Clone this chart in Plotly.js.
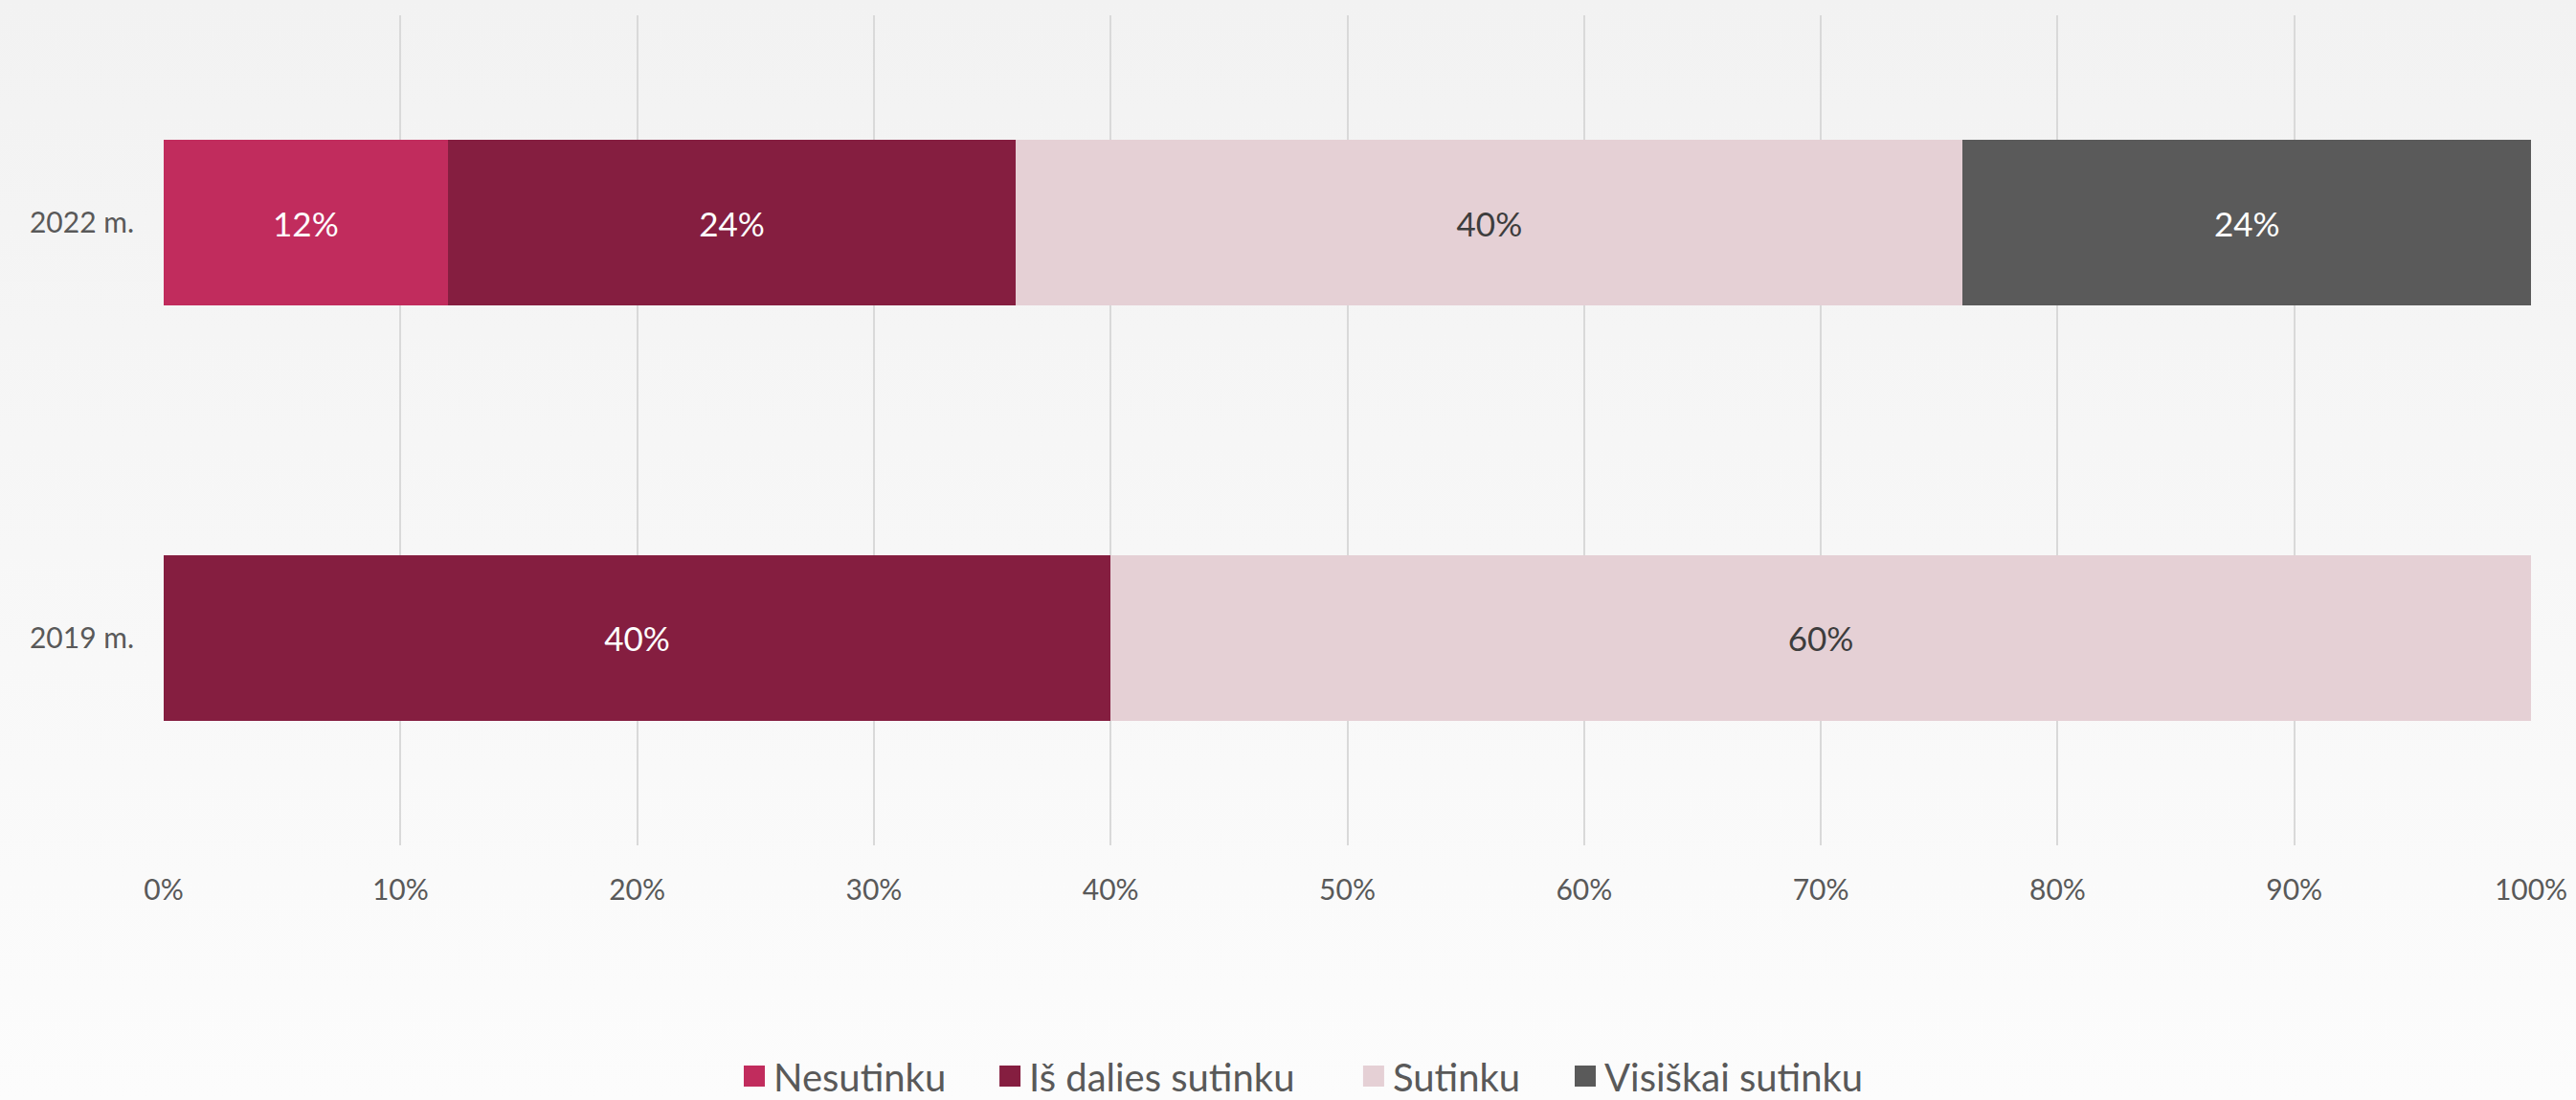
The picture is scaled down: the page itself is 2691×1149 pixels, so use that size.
<!DOCTYPE html>
<html>
<head>
<meta charset="utf-8">
<script src="https://cdn.plot.ly/plotly-3.0.1.min.js"></script>
<style>
  html, body { margin: 0; padding: 0; }
  body { width: 2691px; height: 1149px; background: linear-gradient(to bottom, #f2f2f2 0%, #fcfcfc 100%); overflow: hidden; }
  #chart { width: 2691px; height: 1149px; }
  /* larger legend swatches, as in the reference */
  g.legendpoints path { d: path('M11,11H-11V-11H11Z') !important; }
</style>
</head>
<body>
<div id="chart"></div>
<script>
// Categories (bottom to top)
const years = ["2019 m.", "2022 m."];
// Series values (percent)
const nesutinku = [null, 12];
const isDaliesSutinku = [40, 24];
const sutinku = [60, 40];
const visiskaiSutinku = [null, 24];
// Series names
const seriesNames = ["Nesutinku", "Iš dalies sutinku", "Sutinku", "Visiškai sutinku"];
// Tick values and labels
const xTickVals = [0, 10, 20, 30, 40, 50, 60, 70, 80, 90, 100];
const xTickText = ["0%", "10%", "20%", "30%", "40%", "50%", "60%", "70%", "80%", "90%", "100%"];

const colors = ["#C12C5D", "#851E40", "#E5D0D5", "#5A5A5A"];
const textColors = ["#ffffff", "#ffffff", "#3d3d3d", "#ffffff"];
const seriesValues = [nesutinku, isDaliesSutinku, sutinku, visiskaiSutinku];
const legendIds = ["legend", "legend2", "legend3", "legend4"];
const legendX = [0.2414, 0.3494, 0.5030, 0.5924];

const FONT = "Lato, 'Open Sans', sans-serif";

const traces = seriesValues.map((vals, i) => ({
  type: "bar",
  orientation: "h",
  name: seriesNames[i],
  legend: legendIds[i],
  y: years,
  x: vals,
  text: vals.map(v => (v === null ? "" : v + "%")),
  textposition: "inside",
  insidetextanchor: "middle",
  textangle: 0,
  constraintext: "none",
  textfont: { family: FONT, size: 35, color: textColors[i] },
  marker: { color: colors[i], line: { width: 0 } },
  hoverinfo: "skip"
}));

function legendDef(i) {
  return {
    orientation: "h",
    x: legendX[i],
    xanchor: "left",
    y: -0.278,
    yanchor: "middle",
    font: { family: FONT, size: 40, color: "#595959" },
    bgcolor: "rgba(0,0,0,0)",
    borderwidth: 0,
    itemclick: false,
    itemdoubleclick: false
  };
}

const layout = {
  width: 2691,
  height: 1149,
  barmode: "stack",
  bargap: 0.6,
  paper_bgcolor: "rgba(0,0,0,0)",
  plot_bgcolor: "rgba(0,0,0,0)",
  margin: { l: 171, r: 47, t: 16, b: 266, autoexpand: false },
  font: { family: FONT, size: 30, color: "#595959" },
  xaxis: {
    range: [0, 100],
    tickmode: "array",
    tickvals: xTickVals,
    ticktext: xTickText,
    showgrid: true,
    gridcolor: "#d9d9d9",
    gridwidth: 2,
    zeroline: false,
    showline: false,
    ticks: "",
    ticklabelstandoff: 26,
    tickfont: { family: FONT, size: 30, color: "#595959" },
    fixedrange: true
  },
  yaxis: {
    type: "category",
    categoryorder: "array",
    categoryarray: years,
    range: [-0.5, 1.5],
    showgrid: false,
    zeroline: false,
    showline: false,
    ticks: "",
    ticklabelstandoff: 30,
    tickfont: { family: FONT, size: 30, color: "#595959" },
    fixedrange: true
  },
  showlegend: true,
  legend: legendDef(0),
  legend2: legendDef(1),
  legend3: legendDef(2),
  legend4: legendDef(3),
  uniformtext: { mode: false }
};

Plotly.newPlot("chart", traces, layout, { displayModeBar: false, staticPlot: true });
</script>
</body>
</html>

■ **Given problem**
Return each line from the material above exactly, but not the pictures.

■ **Answer below**
Clone this chart in Plotly.js.
The picture is scaled down: the page itself is 2691×1149 pixels, so use that size.
<!DOCTYPE html>
<html>
<head>
<meta charset="utf-8">
<script src="https://cdn.plot.ly/plotly-3.0.1.min.js"></script>
<style>
  html, body { margin: 0; padding: 0; }
  body { width: 2691px; height: 1149px; background: linear-gradient(to bottom, #f2f2f2 0%, #fcfcfc 100%); overflow: hidden; }
  #chart { width: 2691px; height: 1149px; }
  /* larger legend swatches, as in the reference */
  g.legendpoints path { d: path('M11,11H-11V-11H11Z') !important; }
</style>
</head>
<body>
<div id="chart"></div>
<script>
// Categories (bottom to top)
const years = ["2019 m.", "2022 m."];
// Series values (percent)
const nesutinku = [null, 12];
const isDaliesSutinku = [40, 24];
const sutinku = [60, 40];
const visiskaiSutinku = [null, 24];
// Series names
const seriesNames = ["Nesutinku", "Iš dalies sutinku", "Sutinku", "Visiškai sutinku"];
// Tick values and labels
const xTickVals = [0, 10, 20, 30, 40, 50, 60, 70, 80, 90, 100];
const xTickText = ["0%", "10%", "20%", "30%", "40%", "50%", "60%", "70%", "80%", "90%", "100%"];

const colors = ["#C12C5D", "#851E40", "#E5D0D5", "#5A5A5A"];
const textColors = ["#ffffff", "#ffffff", "#3d3d3d", "#ffffff"];
const seriesValues = [nesutinku, isDaliesSutinku, sutinku, visiskaiSutinku];
const legendIds = ["legend", "legend2", "legend3", "legend4"];
const legendX = [0.2414, 0.3494, 0.5030, 0.5924];

const FONT = "Lato, 'Open Sans', sans-serif";

const traces = seriesValues.map((vals, i) => ({
  type: "bar",
  orientation: "h",
  name: seriesNames[i],
  legend: legendIds[i],
  y: years,
  x: vals,
  text: vals.map(v => (v === null ? "" : v + "%")),
  textposition: "inside",
  insidetextanchor: "middle",
  textangle: 0,
  constraintext: "none",
  textfont: { family: FONT, size: 35, color: textColors[i] },
  marker: { color: colors[i], line: { width: 0 } },
  hoverinfo: "skip"
}));

function legendDef(i) {
  return {
    orientation: "h",
    x: legendX[i],
    xanchor: "left",
    y: -0.278,
    yanchor: "middle",
    font: { family: FONT, size: 40, color: "#595959" },
    bgcolor: "rgba(0,0,0,0)",
    borderwidth: 0,
    itemclick: false,
    itemdoubleclick: false
  };
}

const layout = {
  width: 2691,
  height: 1149,
  barmode: "stack",
  bargap: 0.6,
  paper_bgcolor: "rgba(0,0,0,0)",
  plot_bgcolor: "rgba(0,0,0,0)",
  margin: { l: 171, r: 47, t: 16, b: 266, autoexpand: false },
  font: { family: FONT, size: 30, color: "#595959" },
  xaxis: {
    range: [0, 100],
    tickmode: "array",
    tickvals: xTickVals,
    ticktext: xTickText,
    showgrid: true,
    gridcolor: "#d9d9d9",
    gridwidth: 2,
    zeroline: false,
    showline: false,
    ticks: "",
    ticklabelstandoff: 26,
    tickfont: { family: FONT, size: 30, color: "#595959" },
    fixedrange: true
  },
  yaxis: {
    type: "category",
    categoryorder: "array",
    categoryarray: years,
    range: [-0.5, 1.5],
    showgrid: false,
    zeroline: false,
    showline: false,
    ticks: "",
    ticklabelstandoff: 30,
    tickfont: { family: FONT, size: 30, color: "#595959" },
    fixedrange: true
  },
  showlegend: true,
  legend: legendDef(0),
  legend2: legendDef(1),
  legend3: legendDef(2),
  legend4: legendDef(3),
  uniformtext: { mode: false }
};

Plotly.newPlot("chart", traces, layout, { displayModeBar: false, staticPlot: true });
</script>
</body>
</html>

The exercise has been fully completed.